グアテマラはAILACの立場で発言し、パリ協定の締約国であることはその成功、野心、進展に向け努力する責任を意味すると発言した。

サウジアラビアはアラブグループの立場で発言し、透明性は全ての側面、特にMOIに、適用されるべきと強調し、緩和においては差異化を行う必要があり、行動と支援をリンク付ける必要性があると強調した。

モルディブはAOSISの立場で発言し、次を求めた:新しい資金額目標に関する作業の開始;適応基金に関する決議;損失と被害の定義づけ;2018年促進ダイアログの策定をCOP 23までに終了。

マリはアフリカングループの立場で発言し、議題項目間のリンクを強調し、交渉を進めるため、非規範的な共同議長ノートを求めた。

コンゴ民主共和国はCfRNの立場で発言し、REDD+制度は緩和成果の国際移動(ITMOs)に関するAPAの作業にとり有用な教訓を提供する可能性があると述べた。

TRADE UNION NGOs (TUNGOs:労働組合NGOs)は、締約国に対し、それぞれのNDCsに正当な移行措置を盛り込むよう求めた。

WOMEN AND GENDERは、性差別問題専門家の参加するプロセスを求めた。

YOUNGOsは、適応と透明性に焦点を当てるよう促し、CANと共に、より多くの市民団体の参加を求めた。

CORPORATE ACCOUNTABILITY INTERNATIONAL(企業の国際責任)は、締約国の提出文書では行動と支援の進展の兆候が見られないと嘆いた。INDIGENOUS PEOPLES(先住民グループ)は、「オフセットは隠れた排出量である(offsets are hidden emissions)」と述べ、グローバル・ストックテイクにおける先住民の有効参加を求めた。

廊下にて

SBI、SBSTA、APAの3つの組織における交渉を開始するため、参加者が集まる中、多くのものは、3つの全面的な議題というのはいつものことであると考えていた。マラケシュにおいてパリ協定作業計画が締約国に明示されたことで、3つの組織はスムーズに会議を始めることができ、午後には数件の協議及び義務化イベントを始めることができた。
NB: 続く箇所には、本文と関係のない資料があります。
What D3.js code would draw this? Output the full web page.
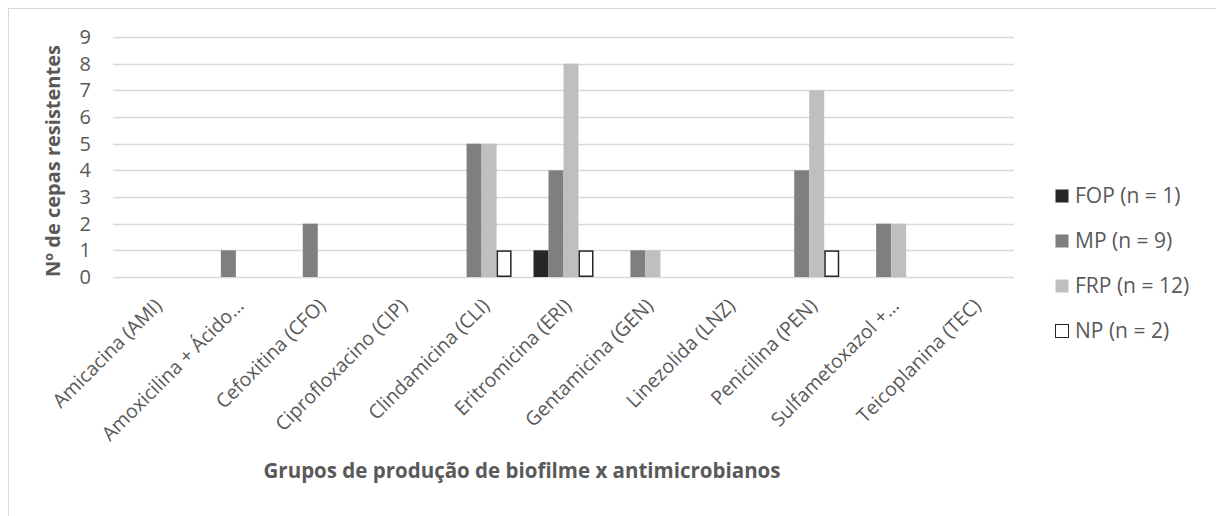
<!DOCTYPE html>
<html>
<head>
<meta charset="utf-8">
<script src="https://cdn.jsdelivr.net/npm/d3@7"></script>
<style>
body { margin: 0; background: #fff; }
text { font-family: "Open Sans", sans-serif; fill: #595959; }
</style>
</head>
<body>
<svg id="chart" width="1216" height="516"></svg>
<script>
const categories = ["Amicacina (AMI)", "Amoxicilina + Ácido…", "Cefoxitina (CFO)", "Ciprofloxacino (CIP)",
	"Clindamicina (CLI)", "Eritromicina (ERI)", "Gentamicina (GEN)", "Linezolida (LNZ)",
	"Penicilina (PEN)", "Sulfametoxazol +…", "Teicoplanina (TEC)"];
const seriesNames = ["FOP (n = 1)", "MP (n = 9)", "FRP (n = 12)", "NP (n = 2)"];
const fopValues = [0, 0, 0, 0, 0, 1, 0, 0, 0, 0, 0];
const mpValues  = [0, 1, 2, 0, 5, 4, 1, 0, 4, 2, 0];
const frpValues = [0, 0, 0, 0, 5, 8, 1, 0, 7, 2, 0];
const npValues  = [0, 0, 0, 0, 1, 1, 0, 0, 1, 0, 0];
const yTicks = [0, 1, 2, 3, 4, 5, 6, 7, 8, 9];

const fills = ["#262626", "#7f7f7f", "#bfbfbf", "#ffffff"];
const margin = { top: 37, left: 113, right: 202, bottom: 239 };
const svg = d3.select("#chart");
const W = 1216, H = 516;
const innerW = W - margin.left - margin.right;
const innerH = H - margin.top - margin.bottom;

// outer chart border
svg.append("rect")
	.attr("x", 8.5).attr("y", 8.5)
	.attr("width", W + 20).attr("height", H + 20)
	.attr("fill", "none").attr("stroke", "#d9d9d9");

const g = svg.append("g").attr("transform", `translate(${margin.left},${margin.top})`);

const x = d3.scaleBand().domain(categories).range([0, innerW]);
const y = d3.scaleLinear().domain([0, 9]).range([innerH, 0]);
const barW = 15;
const x1 = d3.scaleBand().domain(seriesNames).range([-2 * barW, 2 * barW]);

// gridlines
g.selectAll(".grid").data(yTicks).join("line")
	.attr("class", "grid")
	.attr("x1", 0).attr("x2", innerW)
	.attr("y1", d => Math.round(y(d)) + 0.5).attr("y2", d => Math.round(y(d)) + 0.5)
	.attr("stroke", "#d9d9d9").attr("stroke-width", 1.3);

// y axis
const yAxis = g.append("g").call(d3.axisLeft(y).tickValues(yTicks).tickSize(0).tickPadding(22));
yAxis.select(".domain").remove();
yAxis.selectAll("text").style("font-size", "20px").style("font-family", "Open Sans, sans-serif").attr("fill", "#595959");

// bars
const series = [fopValues, mpValues, frpValues, npValues];
series.forEach((vals, si) => {
	g.append("g").selectAll("rect").data(vals).join("rect")
		.attr("x", (d, i) => x(categories[i]) + x.bandwidth() / 2 + x1(seriesNames[si]) + (si == 3 ? 0.75 : 0))
		.attr("y", d => y(d) + (si == 3 ? 0.75 : 0))
		.attr("width", si == 3 ? barW - 1.5 : barW)
		.attr("height", d => d > 0 ? y(0) - y(d) - (si == 3 ? 1.5 : 0) : 0)
		.attr("fill", fills[si])
		.attr("stroke", si == 3 ? "#262626" : "none")
		.attr("stroke-width", 1.5);
});

// x labels
g.selectAll(".xlab").data(categories).join("text")
	.attr("class", "xlab")
	.attr("transform", d => `translate(${x(d) + x.bandwidth() / 2 + 9},${innerH + 30}) rotate(-45)`)
	.attr("text-anchor", "end")
	.style("font-size", "19.5px")
	.text(d => d);

// axis titles
svg.append("text")
	.attr("x", 522).attr("y", 478)
	.attr("text-anchor", "middle")
	.style("font-size", "20.5px").style("font-weight", "bold")
	.text("Grupos de produção de biofilme x antimicrobianos");

svg.append("text")
	.attr("transform", "translate(60,161) rotate(-90)")
	.attr("text-anchor", "middle")
	.style("font-size", "20px").style("font-weight", "bold")
	.text("Nº de cepas resistentes");

// legend
const legend = svg.append("g").attr("transform", "translate(1055,196)");
const items = legend.selectAll("g").data(seriesNames).join("g")
	.attr("transform", (d, i) => `translate(0,${i * 45})`);
items.append("rect")
	.attr("x", 0.5).attr("y", -6.5).attr("width", 13).attr("height", 13)
	.attr("fill", (d, i) => fills[i])
	.attr("stroke", (d, i) => i == 3 ? "#262626" : "none");
items.append("text")
	.attr("x", 20).attr("y", 0).attr("dy", "0.35em")
	.style("font-size", "21px")
	.text(d => d);
</script>
</body>
</html>
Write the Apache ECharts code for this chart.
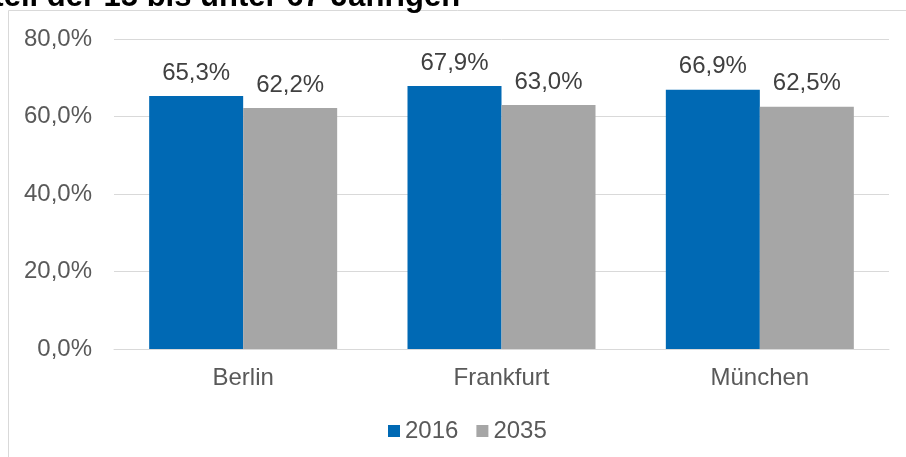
<!DOCTYPE html>
<html>
<head>
<meta charset="utf-8">
<script src="https://cdn.jsdelivr.net/npm/echarts@6/dist/echarts.min.js"></script>
<style>
  html, body { margin: 0; padding: 0; background: #fff; }
  #chart { width: 906px; height: 457px; }
</style>
</head>
<body>
<div id="chart"></div>
<script>
const cities = ["Berlin", "Frankfurt", "München"];
const values2016 = [65.3, 67.9, 66.9];
const values2035 = [62.2, 63.0, 62.5];
const seriesNames = ["2016", "2035"];

const fmt = (v) => v.toFixed(1).replace(".", ",") + "%";

const chart = echarts.init(document.getElementById("chart"));

const labelStyle = {
  show: true,
  position: "top",
  distance: 11,
  fontSize: 24,
  color: "#404040",
  fontFamily: "Liberation Sans",
  formatter: (p) => fmt(p.value),
};

const option = {
  textStyle: { fontFamily: "Liberation Sans" },
  title: {
    text: "Anteil der 15 bis unter 67-Jährigen",
    left: -53,
    top: -23,
    textStyle: { fontSize: 31, fontWeight: "bold", color: "#000", fontFamily: "Liberation Sans" },
  },
  graphic: [
    {
      type: "rect",
      shape: { x: 8.5, y: 10.5, width: 1000, height: 1000 },
      style: { fill: "none", stroke: "#d9d9d9", lineWidth: 1 },
      z: -1,
    },
  ],
  legend: {
    data: seriesNames,
    bottom: 9,
    left: 383,
    itemWidth: 12,
    itemHeight: 12,
    itemGap: 18,
    icon: "rect",
    textStyle: { fontSize: 24, color: "#595959" },
  },
  grid: { left: 114, right: 17, top: 39, bottom: 108 },
  xAxis: {
    type: "category",
    data: cities,
    axisLine: { lineStyle: { color: "#d9d9d9" } },
    axisTick: { show: false },
    axisLabel: { fontSize: 24, color: "#595959", margin: 17 },
  },
  yAxis: {
    type: "value",
    min: 0,
    max: 80,
    interval: 20,
    axisLine: { show: false },
    axisTick: { show: false },
    splitLine: { lineStyle: { color: "#d9d9d9" } },
    axisLabel: { fontSize: 24, color: "#595959", margin: 22, formatter: (v) => fmt(v) },
  },
  series: [
    {
      name: seriesNames[0],
      type: "bar",
      data: values2016,
      barWidth: 94,
      barGap: "0%",
      itemStyle: { color: "#0069b4" },
      label: labelStyle,
    },
    {
      name: seriesNames[1],
      type: "bar",
      data: values2035,
      barWidth: 94,
      barGap: "0%",
      itemStyle: { color: "#a6a6a6" },
      label: labelStyle,
    },
  ],
};

chart.setOption(option);
</script>
</body>
</html>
では何かこれまでと違いがあっただろうか?多くの参加者は、米国のUNFCCCプロセスへの参加にまつわる不確実性が雰囲気にどう影響するか考えずにはいられなかった。ある諸国グループのものは、プレナリーでこの懸念について発言し、「われわれは困難な時を生きている」と懸念し、パリ協定を批准する全ての国が約束するものを果たしていくという我々全体のそして個人の決意が試されているのかもしれないと述べた。法律に詳しいオブザーバーの中には、米国の国名が、通常締約国の国名表示に使われる黒色ではなく白色であることに疑念を表明するものもいた。

しかし多くのものは、「ビジネスアズユージャル」で会議を進めようと決意し、ある大国は「非難の押しつけあいを避ける」よう他国に求めた。パリ協定作業計画の締切日が2018年に迫る中、緊急性の感覚は大半の締約国に広まり、参加し続けること、前進することの必要性が強調された。